[Start of Available data]

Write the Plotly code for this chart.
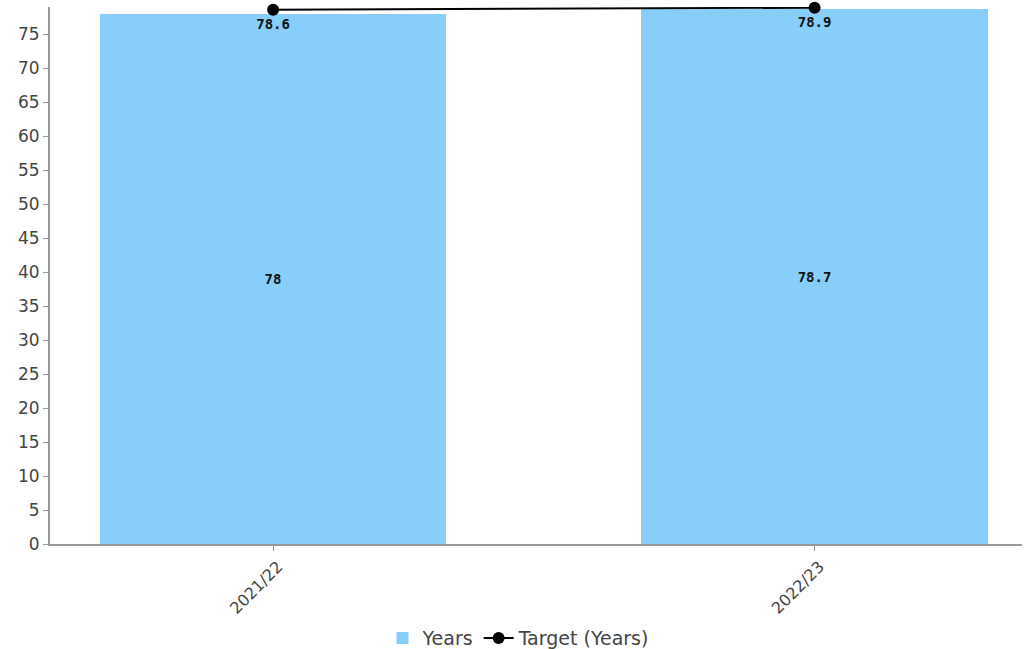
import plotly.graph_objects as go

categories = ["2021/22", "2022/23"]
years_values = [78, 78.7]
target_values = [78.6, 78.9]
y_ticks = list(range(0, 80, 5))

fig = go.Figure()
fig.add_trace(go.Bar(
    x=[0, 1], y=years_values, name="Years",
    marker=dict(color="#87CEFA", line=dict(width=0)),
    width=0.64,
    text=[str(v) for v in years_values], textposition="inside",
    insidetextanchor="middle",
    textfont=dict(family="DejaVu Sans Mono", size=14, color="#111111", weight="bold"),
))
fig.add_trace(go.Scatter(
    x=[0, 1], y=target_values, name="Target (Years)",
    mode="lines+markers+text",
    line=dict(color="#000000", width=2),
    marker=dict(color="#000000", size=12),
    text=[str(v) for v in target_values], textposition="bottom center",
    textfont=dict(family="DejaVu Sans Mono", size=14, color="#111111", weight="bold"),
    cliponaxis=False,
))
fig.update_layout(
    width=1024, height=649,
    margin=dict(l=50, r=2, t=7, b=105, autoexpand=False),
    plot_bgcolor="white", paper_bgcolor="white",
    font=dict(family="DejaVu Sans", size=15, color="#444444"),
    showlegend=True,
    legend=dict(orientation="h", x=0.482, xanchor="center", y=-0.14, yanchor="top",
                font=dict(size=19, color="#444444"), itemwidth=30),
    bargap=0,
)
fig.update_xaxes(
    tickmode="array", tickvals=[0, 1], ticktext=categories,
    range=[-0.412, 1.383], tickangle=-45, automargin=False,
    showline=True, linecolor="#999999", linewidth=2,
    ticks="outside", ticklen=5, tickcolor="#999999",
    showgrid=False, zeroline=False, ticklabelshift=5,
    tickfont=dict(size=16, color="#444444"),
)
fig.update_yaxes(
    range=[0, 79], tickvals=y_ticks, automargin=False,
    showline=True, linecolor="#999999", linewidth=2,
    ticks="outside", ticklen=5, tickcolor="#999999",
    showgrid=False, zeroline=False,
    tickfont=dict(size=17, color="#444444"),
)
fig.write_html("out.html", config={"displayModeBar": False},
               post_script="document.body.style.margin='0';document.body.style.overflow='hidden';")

[End of Available data]

### Work required
Take the material above from its first line through the line holding "y_ticks = list(range(0, 80, 5))" and set it down exactly, without the pictures.

### Response to this exercise
Write the Plotly code for this chart.
import plotly.graph_objects as go

categories = ["2021/22", "2022/23"]
years_values = [78, 78.7]
target_values = [78.6, 78.9]
y_ticks = list(range(0, 80, 5))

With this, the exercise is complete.